A couple of hundred thousand bucks. It took a lot of writing.
I understand you don't write memos. Why is that?
I have a telephone, and I have a loud voice. One or the other handles it. What would I want to write a memo for? If I want a new policy written down, somebody else writes it. You know, opening your mail and getting a thousand directives signed by the boss is a lot of hay. When you use the phone, it's done, or at least you hope it's done.
Isn't it true, though, that if a directive is clearly written out, there is less opportunity for misunderstanding?
Oh, if it's something complicated, it will be on paper. But I don't write it.
What is the toughest decision you have had to make in business?
That's a good question, but I can't answer it specifically. I think the toughest decisions involve requests for projects requiring capital expenditures. It's tough to say no to people who work for the company-people who are very aggressive and do a good job when the no or the yes is somewhat marginal.
Have events sometimes proved that you made the wrong decision?
Hell, if I hadn't made bad decisions, the company would be ten times larger. Nobody makes all the right decisions. You hope you minimize the wrong ones.
What is the best decision you have made in business?
Well, again, I can't answer that specifically. The best decisions probably have been choosing fine guys to run the company. Very talented people are working here.
If you had it to do over again, is there anything in your career or your life that you would do differently?

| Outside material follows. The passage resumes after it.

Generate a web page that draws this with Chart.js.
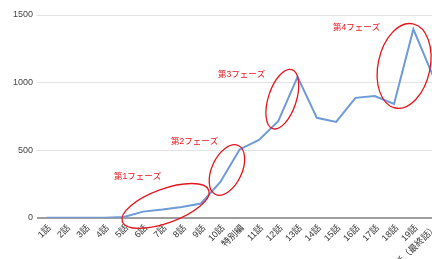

Sure. I would have ten kids instead of two, because they are the greatest thing in the world for a family. There isn't anything else I would want other than to be thinner and not talk so much.
What advice would you give to a young person who wants to succeed in business today?
Get as much education as possible--which I never did and regret. Also, be honest and work hard. Let me tell you: If the guy sitting next to you works 12 hours a day, you work 18, because that's what it takes to get ahead. Make enough calls so that you are going to get a sale. Do enough work, and you are going to be successful.